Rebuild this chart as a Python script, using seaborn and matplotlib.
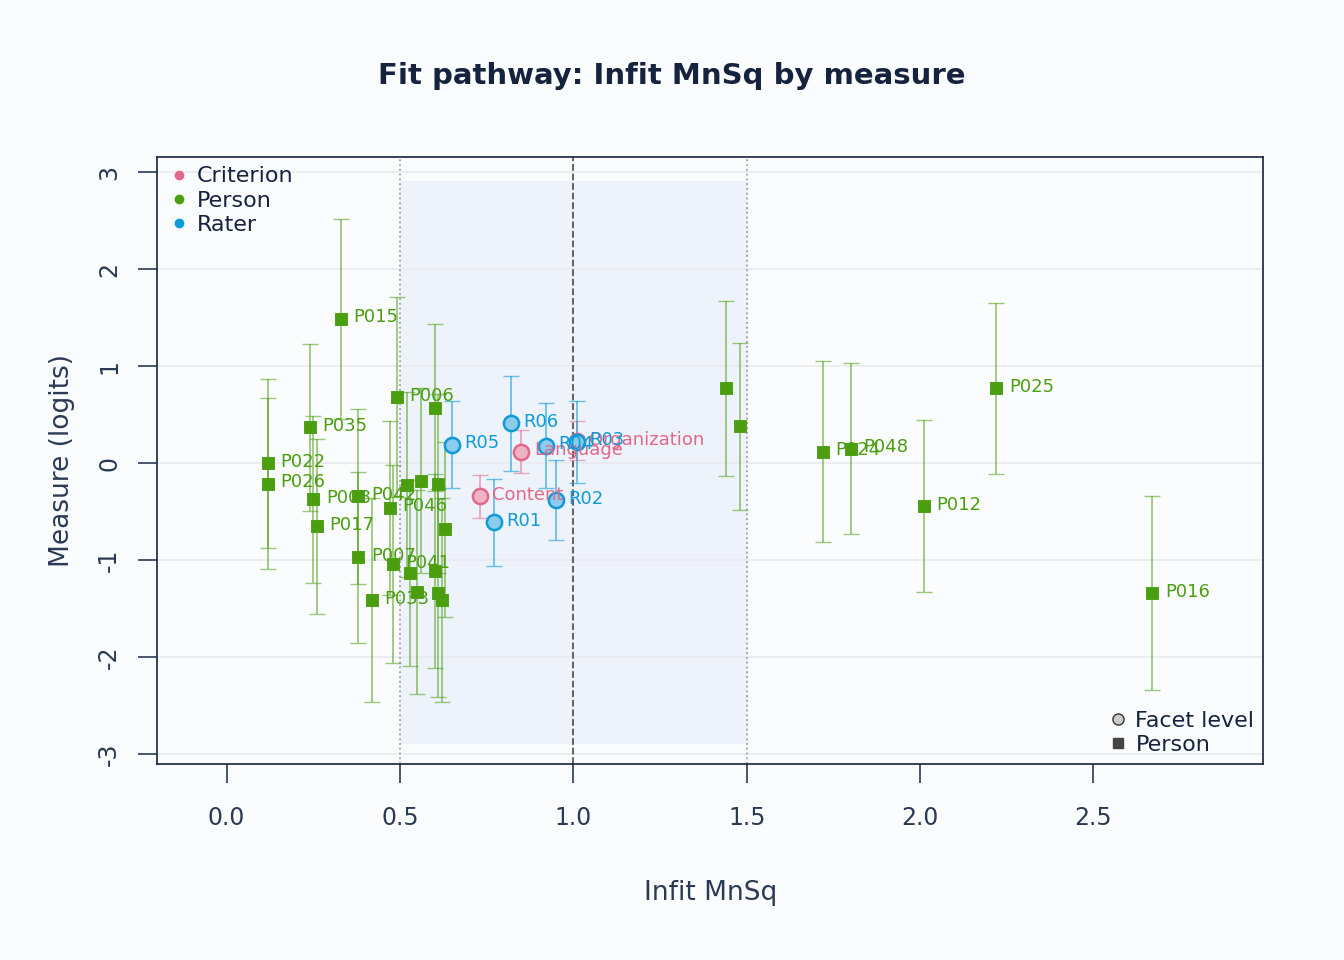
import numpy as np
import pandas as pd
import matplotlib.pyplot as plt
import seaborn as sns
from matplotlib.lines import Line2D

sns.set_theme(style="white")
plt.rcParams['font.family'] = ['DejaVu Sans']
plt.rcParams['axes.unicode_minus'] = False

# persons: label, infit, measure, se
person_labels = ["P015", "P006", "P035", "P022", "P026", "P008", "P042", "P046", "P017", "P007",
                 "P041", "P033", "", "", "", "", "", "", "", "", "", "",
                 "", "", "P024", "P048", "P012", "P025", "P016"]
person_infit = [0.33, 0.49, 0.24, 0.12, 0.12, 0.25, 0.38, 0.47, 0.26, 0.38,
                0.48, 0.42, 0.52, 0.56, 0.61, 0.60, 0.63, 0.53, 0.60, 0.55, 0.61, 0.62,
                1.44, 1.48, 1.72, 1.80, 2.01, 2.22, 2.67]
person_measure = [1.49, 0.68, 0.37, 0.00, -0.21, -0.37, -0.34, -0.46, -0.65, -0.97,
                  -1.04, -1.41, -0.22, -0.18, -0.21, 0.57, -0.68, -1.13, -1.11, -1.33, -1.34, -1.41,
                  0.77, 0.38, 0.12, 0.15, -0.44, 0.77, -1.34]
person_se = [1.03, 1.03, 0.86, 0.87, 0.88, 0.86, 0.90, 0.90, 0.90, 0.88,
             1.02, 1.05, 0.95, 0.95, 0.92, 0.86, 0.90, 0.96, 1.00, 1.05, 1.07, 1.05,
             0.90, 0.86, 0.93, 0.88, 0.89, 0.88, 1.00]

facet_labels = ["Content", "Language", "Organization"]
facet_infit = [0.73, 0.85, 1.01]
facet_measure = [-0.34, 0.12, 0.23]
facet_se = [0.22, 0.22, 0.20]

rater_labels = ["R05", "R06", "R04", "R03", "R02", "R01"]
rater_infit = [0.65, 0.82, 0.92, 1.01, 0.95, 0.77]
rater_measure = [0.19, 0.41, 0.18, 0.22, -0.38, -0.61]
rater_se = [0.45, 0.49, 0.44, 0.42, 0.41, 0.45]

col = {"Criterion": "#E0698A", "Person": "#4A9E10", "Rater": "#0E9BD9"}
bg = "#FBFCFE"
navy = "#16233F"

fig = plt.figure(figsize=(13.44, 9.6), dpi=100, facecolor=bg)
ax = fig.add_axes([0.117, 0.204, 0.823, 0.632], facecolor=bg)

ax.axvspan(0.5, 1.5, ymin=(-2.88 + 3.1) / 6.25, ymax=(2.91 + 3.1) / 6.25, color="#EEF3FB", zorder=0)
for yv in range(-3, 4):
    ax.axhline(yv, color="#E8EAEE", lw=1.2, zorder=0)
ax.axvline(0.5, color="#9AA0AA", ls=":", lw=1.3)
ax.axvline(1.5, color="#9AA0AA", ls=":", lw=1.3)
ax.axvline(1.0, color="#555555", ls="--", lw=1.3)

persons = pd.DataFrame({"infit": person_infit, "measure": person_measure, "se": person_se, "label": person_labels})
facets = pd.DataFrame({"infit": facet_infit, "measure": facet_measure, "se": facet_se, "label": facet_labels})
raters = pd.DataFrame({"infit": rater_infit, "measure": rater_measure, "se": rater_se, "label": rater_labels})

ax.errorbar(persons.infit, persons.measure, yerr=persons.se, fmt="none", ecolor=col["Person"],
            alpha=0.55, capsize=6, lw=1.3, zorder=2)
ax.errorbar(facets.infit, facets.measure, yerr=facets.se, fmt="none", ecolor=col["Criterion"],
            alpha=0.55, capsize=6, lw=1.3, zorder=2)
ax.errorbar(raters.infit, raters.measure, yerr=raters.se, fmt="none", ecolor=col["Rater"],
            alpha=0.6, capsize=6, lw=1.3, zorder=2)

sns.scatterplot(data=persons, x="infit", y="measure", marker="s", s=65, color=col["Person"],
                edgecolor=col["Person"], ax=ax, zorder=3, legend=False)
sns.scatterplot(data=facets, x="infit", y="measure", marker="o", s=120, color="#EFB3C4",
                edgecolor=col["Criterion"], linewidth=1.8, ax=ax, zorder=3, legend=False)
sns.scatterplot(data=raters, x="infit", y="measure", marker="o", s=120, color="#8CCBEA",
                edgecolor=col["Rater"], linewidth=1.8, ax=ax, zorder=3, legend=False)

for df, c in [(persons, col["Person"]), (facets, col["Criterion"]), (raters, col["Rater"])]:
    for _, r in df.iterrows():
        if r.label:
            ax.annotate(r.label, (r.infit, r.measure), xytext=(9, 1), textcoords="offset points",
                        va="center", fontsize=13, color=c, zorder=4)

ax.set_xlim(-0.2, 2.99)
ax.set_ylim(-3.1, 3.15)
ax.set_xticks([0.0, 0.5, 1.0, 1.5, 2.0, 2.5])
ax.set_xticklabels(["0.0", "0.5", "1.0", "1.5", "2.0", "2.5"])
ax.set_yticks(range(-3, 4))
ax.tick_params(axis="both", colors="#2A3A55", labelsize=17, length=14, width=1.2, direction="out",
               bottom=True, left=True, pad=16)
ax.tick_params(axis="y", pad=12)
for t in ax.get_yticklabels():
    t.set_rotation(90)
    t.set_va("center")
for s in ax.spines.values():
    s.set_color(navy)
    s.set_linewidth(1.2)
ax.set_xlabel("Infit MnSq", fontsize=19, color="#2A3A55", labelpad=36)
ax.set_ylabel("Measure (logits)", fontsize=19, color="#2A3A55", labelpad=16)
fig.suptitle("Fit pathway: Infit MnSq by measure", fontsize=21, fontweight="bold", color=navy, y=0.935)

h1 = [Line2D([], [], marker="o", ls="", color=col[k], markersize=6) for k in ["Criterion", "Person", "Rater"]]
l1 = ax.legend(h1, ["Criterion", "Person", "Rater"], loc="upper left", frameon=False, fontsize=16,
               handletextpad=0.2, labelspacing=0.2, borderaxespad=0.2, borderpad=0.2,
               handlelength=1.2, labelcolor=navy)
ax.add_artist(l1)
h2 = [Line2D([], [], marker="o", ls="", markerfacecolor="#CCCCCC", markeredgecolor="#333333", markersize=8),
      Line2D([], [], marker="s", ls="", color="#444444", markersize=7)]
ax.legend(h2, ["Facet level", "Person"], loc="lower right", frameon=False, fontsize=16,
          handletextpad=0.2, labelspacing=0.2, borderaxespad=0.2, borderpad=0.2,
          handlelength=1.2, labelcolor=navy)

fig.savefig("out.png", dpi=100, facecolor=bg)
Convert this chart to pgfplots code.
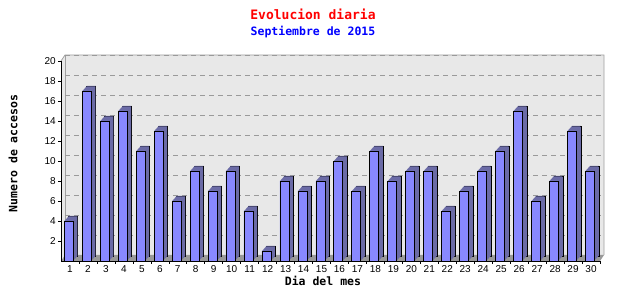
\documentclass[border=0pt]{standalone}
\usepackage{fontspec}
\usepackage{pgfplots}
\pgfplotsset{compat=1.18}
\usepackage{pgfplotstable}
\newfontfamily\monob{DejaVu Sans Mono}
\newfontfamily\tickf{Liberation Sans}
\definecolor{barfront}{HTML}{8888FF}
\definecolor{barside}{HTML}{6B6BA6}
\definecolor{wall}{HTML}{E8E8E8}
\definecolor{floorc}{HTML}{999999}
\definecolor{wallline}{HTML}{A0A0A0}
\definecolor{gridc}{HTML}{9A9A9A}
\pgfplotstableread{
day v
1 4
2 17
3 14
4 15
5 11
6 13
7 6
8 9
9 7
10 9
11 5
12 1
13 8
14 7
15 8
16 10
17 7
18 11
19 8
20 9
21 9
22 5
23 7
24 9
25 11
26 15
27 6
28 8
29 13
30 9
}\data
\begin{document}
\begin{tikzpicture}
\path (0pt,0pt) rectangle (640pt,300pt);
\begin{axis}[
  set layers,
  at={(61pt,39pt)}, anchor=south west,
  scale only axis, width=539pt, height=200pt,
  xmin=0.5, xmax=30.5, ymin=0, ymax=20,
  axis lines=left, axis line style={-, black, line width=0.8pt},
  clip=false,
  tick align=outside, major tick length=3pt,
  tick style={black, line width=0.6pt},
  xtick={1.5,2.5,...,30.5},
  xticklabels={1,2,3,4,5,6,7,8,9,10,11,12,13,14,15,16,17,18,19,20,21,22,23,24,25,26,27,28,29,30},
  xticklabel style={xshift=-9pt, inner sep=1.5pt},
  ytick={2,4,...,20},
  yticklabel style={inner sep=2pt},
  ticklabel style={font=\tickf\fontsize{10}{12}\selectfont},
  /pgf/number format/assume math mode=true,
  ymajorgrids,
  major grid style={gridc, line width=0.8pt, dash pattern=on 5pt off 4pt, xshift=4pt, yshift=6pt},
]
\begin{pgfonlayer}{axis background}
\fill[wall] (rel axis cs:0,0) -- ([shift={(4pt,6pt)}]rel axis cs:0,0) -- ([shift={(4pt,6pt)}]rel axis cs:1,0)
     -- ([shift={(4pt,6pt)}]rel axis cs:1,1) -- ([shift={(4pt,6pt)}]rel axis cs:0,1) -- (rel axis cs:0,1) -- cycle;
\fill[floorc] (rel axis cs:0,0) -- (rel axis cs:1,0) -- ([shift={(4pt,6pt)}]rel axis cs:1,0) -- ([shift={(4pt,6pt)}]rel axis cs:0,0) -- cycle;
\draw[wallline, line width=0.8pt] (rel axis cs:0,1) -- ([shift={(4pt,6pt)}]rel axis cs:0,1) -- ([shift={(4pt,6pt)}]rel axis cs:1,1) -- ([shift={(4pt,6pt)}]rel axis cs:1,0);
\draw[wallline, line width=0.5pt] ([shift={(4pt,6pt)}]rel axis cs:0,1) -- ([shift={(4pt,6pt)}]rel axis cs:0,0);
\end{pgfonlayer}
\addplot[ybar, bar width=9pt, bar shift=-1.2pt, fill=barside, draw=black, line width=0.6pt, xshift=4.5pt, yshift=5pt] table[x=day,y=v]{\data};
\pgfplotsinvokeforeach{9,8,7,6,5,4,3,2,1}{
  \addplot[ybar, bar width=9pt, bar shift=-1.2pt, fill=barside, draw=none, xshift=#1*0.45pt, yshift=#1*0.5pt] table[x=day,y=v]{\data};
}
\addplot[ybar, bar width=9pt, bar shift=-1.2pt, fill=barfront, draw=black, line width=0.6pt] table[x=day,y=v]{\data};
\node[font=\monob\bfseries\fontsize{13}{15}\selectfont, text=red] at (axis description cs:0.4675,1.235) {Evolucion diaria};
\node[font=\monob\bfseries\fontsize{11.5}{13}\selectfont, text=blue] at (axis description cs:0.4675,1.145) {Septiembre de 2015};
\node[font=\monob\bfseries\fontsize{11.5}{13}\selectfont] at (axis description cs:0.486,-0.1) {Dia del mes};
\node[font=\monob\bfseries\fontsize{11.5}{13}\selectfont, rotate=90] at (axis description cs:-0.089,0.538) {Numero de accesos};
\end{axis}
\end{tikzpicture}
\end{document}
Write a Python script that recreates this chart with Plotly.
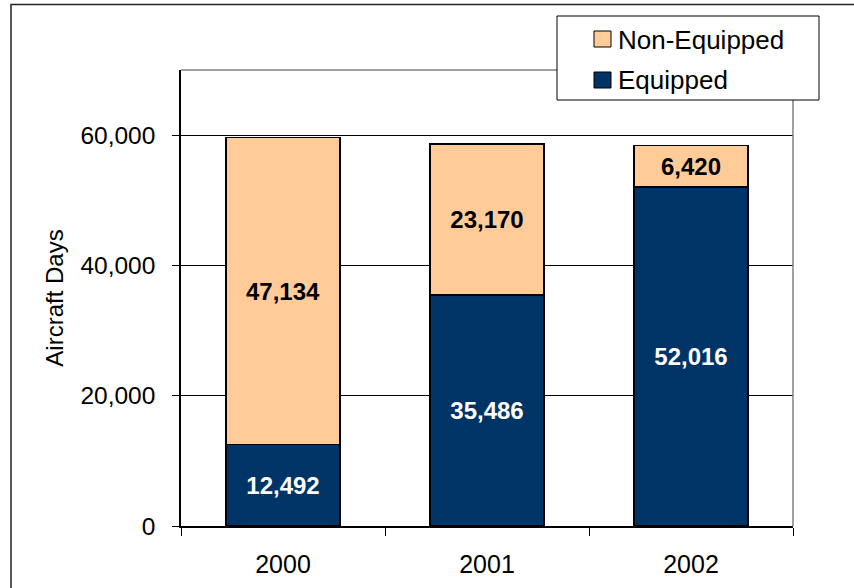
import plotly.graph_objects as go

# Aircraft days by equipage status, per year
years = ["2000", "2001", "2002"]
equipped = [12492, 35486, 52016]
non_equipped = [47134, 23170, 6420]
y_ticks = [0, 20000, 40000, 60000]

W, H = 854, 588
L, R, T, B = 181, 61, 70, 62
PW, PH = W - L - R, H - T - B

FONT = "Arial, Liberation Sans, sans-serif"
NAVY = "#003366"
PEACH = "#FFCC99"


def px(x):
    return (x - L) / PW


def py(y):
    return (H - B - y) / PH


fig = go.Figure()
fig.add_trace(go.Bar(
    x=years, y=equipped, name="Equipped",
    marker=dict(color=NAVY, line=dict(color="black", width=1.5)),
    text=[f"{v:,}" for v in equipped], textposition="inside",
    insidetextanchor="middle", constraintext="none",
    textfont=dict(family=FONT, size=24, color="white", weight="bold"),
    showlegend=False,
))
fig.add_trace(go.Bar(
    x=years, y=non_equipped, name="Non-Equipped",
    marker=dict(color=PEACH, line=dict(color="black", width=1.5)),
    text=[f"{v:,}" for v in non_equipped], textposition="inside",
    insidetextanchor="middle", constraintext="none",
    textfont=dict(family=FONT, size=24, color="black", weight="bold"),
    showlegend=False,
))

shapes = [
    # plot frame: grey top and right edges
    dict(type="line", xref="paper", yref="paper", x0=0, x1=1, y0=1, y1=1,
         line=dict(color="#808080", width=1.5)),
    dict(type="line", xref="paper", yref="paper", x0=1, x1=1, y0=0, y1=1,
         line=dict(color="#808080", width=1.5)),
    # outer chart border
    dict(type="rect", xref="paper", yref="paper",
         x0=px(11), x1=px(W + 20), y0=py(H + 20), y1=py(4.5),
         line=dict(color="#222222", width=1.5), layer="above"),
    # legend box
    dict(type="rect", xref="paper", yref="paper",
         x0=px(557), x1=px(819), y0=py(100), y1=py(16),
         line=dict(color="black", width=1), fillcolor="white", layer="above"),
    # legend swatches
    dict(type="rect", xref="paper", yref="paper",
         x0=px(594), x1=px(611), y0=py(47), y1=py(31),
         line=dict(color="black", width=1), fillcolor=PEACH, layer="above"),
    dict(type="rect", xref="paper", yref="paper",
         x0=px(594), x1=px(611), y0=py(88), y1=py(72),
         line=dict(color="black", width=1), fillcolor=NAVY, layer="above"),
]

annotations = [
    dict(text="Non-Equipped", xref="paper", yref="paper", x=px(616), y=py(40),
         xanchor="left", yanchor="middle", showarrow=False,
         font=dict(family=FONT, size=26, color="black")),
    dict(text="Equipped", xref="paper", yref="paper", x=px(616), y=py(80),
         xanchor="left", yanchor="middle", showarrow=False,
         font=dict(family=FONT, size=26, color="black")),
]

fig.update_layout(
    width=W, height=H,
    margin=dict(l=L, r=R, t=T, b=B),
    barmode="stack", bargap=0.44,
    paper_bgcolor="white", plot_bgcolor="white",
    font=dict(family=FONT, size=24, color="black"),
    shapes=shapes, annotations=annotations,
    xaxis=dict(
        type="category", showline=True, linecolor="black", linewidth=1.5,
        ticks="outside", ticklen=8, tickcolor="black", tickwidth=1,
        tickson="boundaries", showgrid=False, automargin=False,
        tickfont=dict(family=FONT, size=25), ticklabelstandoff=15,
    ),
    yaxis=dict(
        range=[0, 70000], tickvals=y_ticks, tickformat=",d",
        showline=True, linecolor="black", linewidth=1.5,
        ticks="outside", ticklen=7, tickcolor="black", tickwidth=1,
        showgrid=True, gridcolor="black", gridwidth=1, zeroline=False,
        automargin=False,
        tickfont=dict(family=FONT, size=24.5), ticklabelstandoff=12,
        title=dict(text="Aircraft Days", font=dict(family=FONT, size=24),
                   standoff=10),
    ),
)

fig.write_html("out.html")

• **EXERCISE PROMPT**
Print the entries as they stand, first line through the line holding "facet_se = [0.22, 0.22, 0.20]", with every picture removed.

• **FULL SOLUTION**
Rebuild this chart as a Python script, using seaborn and matplotlib.
import numpy as np
import pandas as pd
import matplotlib.pyplot as plt
import seaborn as sns
from matplotlib.lines import Line2D

sns.set_theme(style="white")
plt.rcParams['font.family'] = ['DejaVu Sans']
plt.rcParams['axes.unicode_minus'] = False

# persons: label, infit, measure, se
person_labels = ["P015", "P006", "P035", "P022", "P026", "P008", "P042", "P046", "P017", "P007",
                 "P041", "P033", "", "", "", "", "", "", "", "", "", "",
                 "", "", "P024", "P048", "P012", "P025", "P016"]
person_infit = [0.33, 0.49, 0.24, 0.12, 0.12, 0.25, 0.38, 0.47, 0.26, 0.38,
                0.48, 0.42, 0.52, 0.56, 0.61, 0.60, 0.63, 0.53, 0.60, 0.55, 0.61, 0.62,
                1.44, 1.48, 1.72, 1.80, 2.01, 2.22, 2.67]
person_measure = [1.49, 0.68, 0.37, 0.00, -0.21, -0.37, -0.34, -0.46, -0.65, -0.97,
                  -1.04, -1.41, -0.22, -0.18, -0.21, 0.57, -0.68, -1.13, -1.11, -1.33, -1.34, -1.41,
                  0.77, 0.38, 0.12, 0.15, -0.44, 0.77, -1.34]
person_se = [1.03, 1.03, 0.86, 0.87, 0.88, 0.86, 0.90, 0.90, 0.90, 0.88,
             1.02, 1.05, 0.95, 0.95, 0.92, 0.86, 0.90, 0.96, 1.00, 1.05, 1.07, 1.05,
             0.90, 0.86, 0.93, 0.88, 0.89, 0.88, 1.00]

facet_labels = ["Content", "Language", "Organization"]
facet_infit = [0.73, 0.85, 1.01]
facet_measure = [-0.34, 0.12, 0.23]
facet_se = [0.22, 0.22, 0.20]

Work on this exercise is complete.